• Data provided:
%%

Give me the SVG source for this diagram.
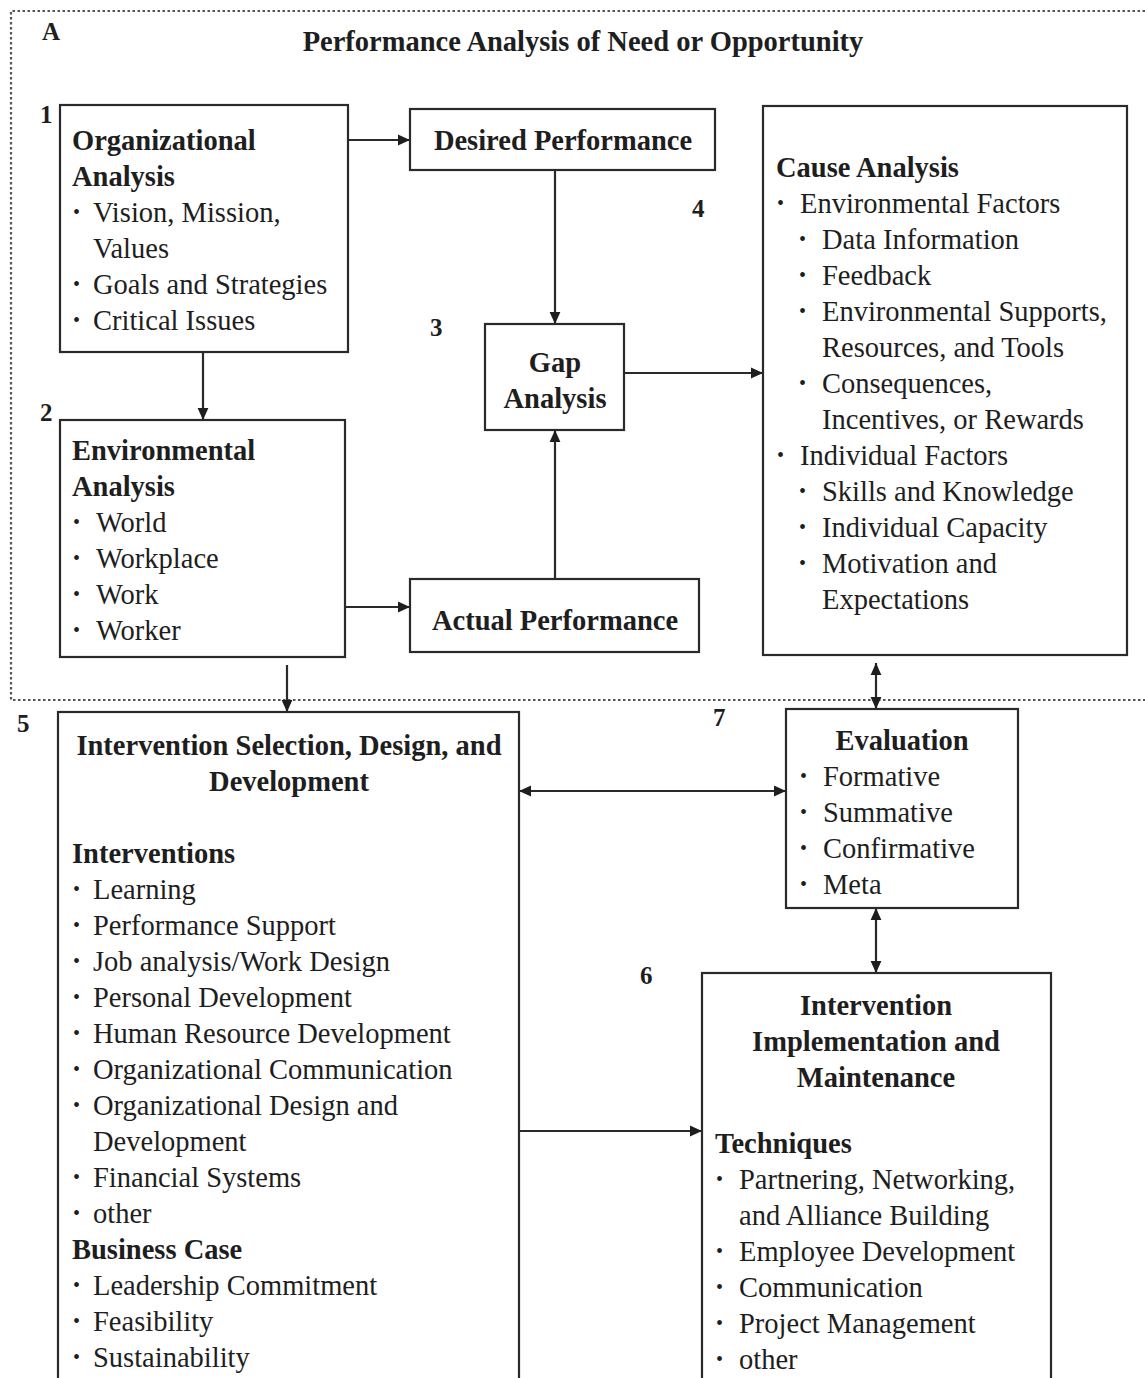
<svg xmlns="http://www.w3.org/2000/svg" width="1145" height="1378" viewBox="0 0 1145 1378">
<style>
text{font-family:"Liberation Serif","Times New Roman",serif;font-size:28.5px;fill:#1e1e1e}
.b{font-weight:bold}
.c{text-anchor:middle}
.num{font-weight:bold;font-size:25px}
.bl{font-size:20px}
.box{fill:#fff;stroke:#2a2a2a;stroke-width:2.2}
.con{fill:none;stroke:#2a2a2a;stroke-width:2.2}
.dot{fill:none;stroke:#555;stroke-width:2.2;stroke-dasharray:2.5 2.5}
</style>
<defs>
<marker id="ah" viewBox="0 0 10 10" refX="10" refY="5" markerWidth="13" markerHeight="12" orient="auto-start-reverse" markerUnits="userSpaceOnUse">
<path d="M0,0.5 L10,5 L0,9.5 z" fill="#1e1e1e"/>
</marker>
</defs>
<rect width="1145" height="1378" fill="#fff"/>
<g id="frame">
<path class="dot" d="M1145,11 H11 V700 H1145"/>
<text class="b" x="42" y="40" style="font-size:25px">A</text>
<text class="b c" x="583" y="51">Performance Analysis of Need or Opportunity</text>
</g>
<g id="connectors">
<path class="con" d="M348,140 H410" marker-end="url(#ah)"/>
<path class="con" d="M203,352 V420" marker-end="url(#ah)"/>
<path class="con" d="M555,170 V324" marker-end="url(#ah)"/>
<path class="con" d="M555,579 V430" marker-end="url(#ah)"/>
<path class="con" d="M624,373 H763" marker-end="url(#ah)"/>
<path class="con" d="M345,607 H410" marker-end="url(#ah)"/>
<path class="con" d="M287,665 V712" marker-end="url(#ah)"/>
<path class="con" d="M876,663 V709" marker-start="url(#ah)" marker-end="url(#ah)"/>
<path class="con" d="M519,791 H786" marker-start="url(#ah)" marker-end="url(#ah)"/>
<path class="con" d="M876,908 V973" marker-start="url(#ah)" marker-end="url(#ah)"/>
<path class="con" d="M519,1131 H702" marker-end="url(#ah)"/>
</g>
<g id="n1">
<rect class="box" x="60" y="105" width="288" height="247"/>
<text class="num" x="40" y="123">1</text>
<text class="b" x="72" y="150">Organizational</text>
<text class="b" x="72" y="186">Analysis</text>
<text class="bl" x="73" y="219">•</text><text x="93" y="222">Vision, Mission,</text>
<text x="93" y="258">Values</text>
<text class="bl" x="73" y="291">•</text><text x="93" y="294">Goals and Strategies</text>
<text class="bl" x="73" y="327">•</text><text x="93" y="330">Critical Issues</text>
</g>
<g id="n2">
<rect class="box" x="60" y="420" width="285" height="237"/>
<text class="num" x="40" y="421">2</text>
<text class="b" x="72" y="460">Environmental</text>
<text class="b" x="72" y="496">Analysis</text>
<text class="bl" x="73" y="529">•</text><text x="96" y="532">World</text>
<text class="bl" x="73" y="565">•</text><text x="96" y="568">Workplace</text>
<text class="bl" x="73" y="601">•</text><text x="96" y="604">Work</text>
<text class="bl" x="73" y="637">•</text><text x="96" y="640">Worker</text>
</g>
<g id="desired">
<rect class="box" x="410" y="109" width="305" height="61"/>
<text class="b c" x="563" y="150">Desired Performance</text>
</g>
<g id="gap">
<rect class="box" x="485" y="324" width="139" height="106"/>
<text class="num" x="430" y="336">3</text>
<text class="b c" x="555" y="372">Gap</text>
<text class="b c" x="555" y="408">Analysis</text>
</g>
<g id="actual">
<rect class="box" x="410" y="579" width="289" height="73"/>
<text class="b c" x="555" y="630">Actual Performance</text>
</g>
<g id="n4">
<rect class="box" x="763" y="106" width="364" height="549"/>
<text class="num" x="692" y="217">4</text>
<text class="b" x="776" y="177">Cause Analysis</text>
<text class="bl" x="777" y="210">•</text><text x="800" y="213">Environmental Factors</text>
<text class="bl" x="799" y="246">•</text><text x="822" y="249">Data Information</text>
<text class="bl" x="799" y="282">•</text><text x="822" y="285">Feedback</text>
<text class="bl" x="799" y="318">•</text><text x="822" y="321">Environmental Supports,</text>
<text x="822" y="357">Resources, and Tools</text>
<text class="bl" x="799" y="390">•</text><text x="822" y="393">Consequences,</text>
<text x="822" y="429">Incentives, or Rewards</text>
<text class="bl" x="777" y="462">•</text><text x="800" y="465">Individual Factors</text>
<text class="bl" x="799" y="498">•</text><text x="822" y="501">Skills and Knowledge</text>
<text class="bl" x="799" y="534">•</text><text x="822" y="537">Individual Capacity</text>
<text class="bl" x="799" y="570">•</text><text x="822" y="573">Motivation and</text>
<text x="822" y="609">Expectations</text>
</g>
<g id="n5">
<rect class="box" x="58" y="712" width="461" height="700"/>
<text class="num" x="17" y="732">5</text>
<text class="b c" x="289" y="755">Intervention Selection, Design, and</text>
<text class="b c" x="289" y="791">Development</text>
<text class="b" x="72" y="863">Interventions</text>
<text class="bl" x="73" y="896">•</text><text x="93" y="899">Learning</text>
<text class="bl" x="73" y="932">•</text><text x="93" y="935">Performance Support</text>
<text class="bl" x="73" y="968">•</text><text x="93" y="971">Job analysis/Work Design</text>
<text class="bl" x="73" y="1004">•</text><text x="93" y="1007">Personal Development</text>
<text class="bl" x="73" y="1040">•</text><text x="93" y="1043">Human Resource Development</text>
<text class="bl" x="73" y="1076">•</text><text x="93" y="1079">Organizational Communication</text>
<text class="bl" x="73" y="1112">•</text><text x="93" y="1115">Organizational Design and</text>
<text x="93" y="1151">Development</text>
<text class="bl" x="73" y="1184">•</text><text x="93" y="1187">Financial Systems</text>
<text class="bl" x="73" y="1220">•</text><text x="93" y="1223">other</text>
<text class="b" x="72" y="1259">Business Case</text>
<text class="bl" x="73" y="1292">•</text><text x="93" y="1295">Leadership Commitment</text>
<text class="bl" x="73" y="1328">•</text><text x="93" y="1331">Feasibility</text>
<text class="bl" x="73" y="1364">•</text><text x="93" y="1367">Sustainability</text>
</g>
<g id="n7">
<rect class="box" x="786" y="709" width="232" height="199"/>
<text class="num" x="713" y="726">7</text>
<text class="b c" x="902" y="750">Evaluation</text>
<text class="bl" x="800" y="783">•</text><text x="823" y="786">Formative</text>
<text class="bl" x="800" y="819">•</text><text x="823" y="822">Summative</text>
<text class="bl" x="800" y="855">•</text><text x="823" y="858">Confirmative</text>
<text class="bl" x="800" y="891">•</text><text x="823" y="894">Meta</text>
</g>
<g id="n6">
<rect class="box" x="702" y="973" width="349" height="440"/>
<text class="num" x="640" y="984">6</text>
<text class="b c" x="876" y="1015">Intervention</text>
<text class="b c" x="876" y="1051">Implementation and</text>
<text class="b c" x="876" y="1087">Maintenance</text>
<text class="b" x="715" y="1153">Techniques</text>
<text class="bl" x="716" y="1186">•</text><text x="739" y="1189">Partnering, Networking,</text>
<text x="739" y="1225">and Alliance Building</text>
<text class="bl" x="716" y="1258">•</text><text x="739" y="1261">Employee Development</text>
<text class="bl" x="716" y="1294">•</text><text x="739" y="1297">Communication</text>
<text class="bl" x="716" y="1330">•</text><text x="739" y="1333">Project Management</text>
<text class="bl" x="716" y="1366">•</text><text x="739" y="1369">other</text>
</g>
</svg>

%%

• Task instructions:
Return the material word for word. Pictures are not part of the copy.

• Answer to the problem:
Give me the SVG source for this diagram.
<svg xmlns="http://www.w3.org/2000/svg" width="1145" height="1378" viewBox="0 0 1145 1378">
<style>
text{font-family:"Liberation Serif","Times New Roman",serif;font-size:28.5px;fill:#1e1e1e}
.b{font-weight:bold}
.c{text-anchor:middle}
.num{font-weight:bold;font-size:25px}
.bl{font-size:20px}
.box{fill:#fff;stroke:#2a2a2a;stroke-width:2.2}
.con{fill:none;stroke:#2a2a2a;stroke-width:2.2}
.dot{fill:none;stroke:#555;stroke-width:2.2;stroke-dasharray:2.5 2.5}
</style>
<defs>
<marker id="ah" viewBox="0 0 10 10" refX="10" refY="5" markerWidth="13" markerHeight="12" orient="auto-start-reverse" markerUnits="userSpaceOnUse">
<path d="M0,0.5 L10,5 L0,9.5 z" fill="#1e1e1e"/>
</marker>
</defs>
<rect width="1145" height="1378" fill="#fff"/>
<g id="frame">
<path class="dot" d="M1145,11 H11 V700 H1145"/>
<text class="b" x="42" y="40" style="font-size:25px">A</text>
<text class="b c" x="583" y="51">Performance Analysis of Need or Opportunity</text>
</g>
<g id="connectors">
<path class="con" d="M348,140 H410" marker-end="url(#ah)"/>
<path class="con" d="M203,352 V420" marker-end="url(#ah)"/>
<path class="con" d="M555,170 V324" marker-end="url(#ah)"/>
<path class="con" d="M555,579 V430" marker-end="url(#ah)"/>
<path class="con" d="M624,373 H763" marker-end="url(#ah)"/>
<path class="con" d="M345,607 H410" marker-end="url(#ah)"/>
<path class="con" d="M287,665 V712" marker-end="url(#ah)"/>
<path class="con" d="M876,663 V709" marker-start="url(#ah)" marker-end="url(#ah)"/>
<path class="con" d="M519,791 H786" marker-start="url(#ah)" marker-end="url(#ah)"/>
<path class="con" d="M876,908 V973" marker-start="url(#ah)" marker-end="url(#ah)"/>
<path class="con" d="M519,1131 H702" marker-end="url(#ah)"/>
</g>
<g id="n1">
<rect class="box" x="60" y="105" width="288" height="247"/>
<text class="num" x="40" y="123">1</text>
<text class="b" x="72" y="150">Organizational</text>
<text class="b" x="72" y="186">Analysis</text>
<text class="bl" x="73" y="219">•</text><text x="93" y="222">Vision, Mission,</text>
<text x="93" y="258">Values</text>
<text class="bl" x="73" y="291">•</text><text x="93" y="294">Goals and Strategies</text>
<text class="bl" x="73" y="327">•</text><text x="93" y="330">Critical Issues</text>
</g>
<g id="n2">
<rect class="box" x="60" y="420" width="285" height="237"/>
<text class="num" x="40" y="421">2</text>
<text class="b" x="72" y="460">Environmental</text>
<text class="b" x="72" y="496">Analysis</text>
<text class="bl" x="73" y="529">•</text><text x="96" y="532">World</text>
<text class="bl" x="73" y="565">•</text><text x="96" y="568">Workplace</text>
<text class="bl" x="73" y="601">•</text><text x="96" y="604">Work</text>
<text class="bl" x="73" y="637">•</text><text x="96" y="640">Worker</text>
</g>
<g id="desired">
<rect class="box" x="410" y="109" width="305" height="61"/>
<text class="b c" x="563" y="150">Desired Performance</text>
</g>
<g id="gap">
<rect class="box" x="485" y="324" width="139" height="106"/>
<text class="num" x="430" y="336">3</text>
<text class="b c" x="555" y="372">Gap</text>
<text class="b c" x="555" y="408">Analysis</text>
</g>
<g id="actual">
<rect class="box" x="410" y="579" width="289" height="73"/>
<text class="b c" x="555" y="630">Actual Performance</text>
</g>
<g id="n4">
<rect class="box" x="763" y="106" width="364" height="549"/>
<text class="num" x="692" y="217">4</text>
<text class="b" x="776" y="177">Cause Analysis</text>
<text class="bl" x="777" y="210">•</text><text x="800" y="213">Environmental Factors</text>
<text class="bl" x="799" y="246">•</text><text x="822" y="249">Data Information</text>
<text class="bl" x="799" y="282">•</text><text x="822" y="285">Feedback</text>
<text class="bl" x="799" y="318">•</text><text x="822" y="321">Environmental Supports,</text>
<text x="822" y="357">Resources, and Tools</text>
<text class="bl" x="799" y="390">•</text><text x="822" y="393">Consequences,</text>
<text x="822" y="429">Incentives, or Rewards</text>
<text class="bl" x="777" y="462">•</text><text x="800" y="465">Individual Factors</text>
<text class="bl" x="799" y="498">•</text><text x="822" y="501">Skills and Knowledge</text>
<text class="bl" x="799" y="534">•</text><text x="822" y="537">Individual Capacity</text>
<text class="bl" x="799" y="570">•</text><text x="822" y="573">Motivation and</text>
<text x="822" y="609">Expectations</text>
</g>
<g id="n5">
<rect class="box" x="58" y="712" width="461" height="700"/>
<text class="num" x="17" y="732">5</text>
<text class="b c" x="289" y="755">Intervention Selection, Design, and</text>
<text class="b c" x="289" y="791">Development</text>
<text class="b" x="72" y="863">Interventions</text>
<text class="bl" x="73" y="896">•</text><text x="93" y="899">Learning</text>
<text class="bl" x="73" y="932">•</text><text x="93" y="935">Performance Support</text>
<text class="bl" x="73" y="968">•</text><text x="93" y="971">Job analysis/Work Design</text>
<text class="bl" x="73" y="1004">•</text><text x="93" y="1007">Personal Development</text>
<text class="bl" x="73" y="1040">•</text><text x="93" y="1043">Human Resource Development</text>
<text class="bl" x="73" y="1076">•</text><text x="93" y="1079">Organizational Communication</text>
<text class="bl" x="73" y="1112">•</text><text x="93" y="1115">Organizational Design and</text>
<text x="93" y="1151">Development</text>
<text class="bl" x="73" y="1184">•</text><text x="93" y="1187">Financial Systems</text>
<text class="bl" x="73" y="1220">•</text><text x="93" y="1223">other</text>
<text class="b" x="72" y="1259">Business Case</text>
<text class="bl" x="73" y="1292">•</text><text x="93" y="1295">Leadership Commitment</text>
<text class="bl" x="73" y="1328">•</text><text x="93" y="1331">Feasibility</text>
<text class="bl" x="73" y="1364">•</text><text x="93" y="1367">Sustainability</text>
</g>
<g id="n7">
<rect class="box" x="786" y="709" width="232" height="199"/>
<text class="num" x="713" y="726">7</text>
<text class="b c" x="902" y="750">Evaluation</text>
<text class="bl" x="800" y="783">•</text><text x="823" y="786">Formative</text>
<text class="bl" x="800" y="819">•</text><text x="823" y="822">Summative</text>
<text class="bl" x="800" y="855">•</text><text x="823" y="858">Confirmative</text>
<text class="bl" x="800" y="891">•</text><text x="823" y="894">Meta</text>
</g>
<g id="n6">
<rect class="box" x="702" y="973" width="349" height="440"/>
<text class="num" x="640" y="984">6</text>
<text class="b c" x="876" y="1015">Intervention</text>
<text class="b c" x="876" y="1051">Implementation and</text>
<text class="b c" x="876" y="1087">Maintenance</text>
<text class="b" x="715" y="1153">Techniques</text>
<text class="bl" x="716" y="1186">•</text><text x="739" y="1189">Partnering, Networking,</text>
<text x="739" y="1225">and Alliance Building</text>
<text class="bl" x="716" y="1258">•</text><text x="739" y="1261">Employee Development</text>
<text class="bl" x="716" y="1294">•</text><text x="739" y="1297">Communication</text>
<text class="bl" x="716" y="1330">•</text><text x="739" y="1333">Project Management</text>
<text class="bl" x="716" y="1366">•</text><text x="739" y="1369">other</text>
</g>
</svg>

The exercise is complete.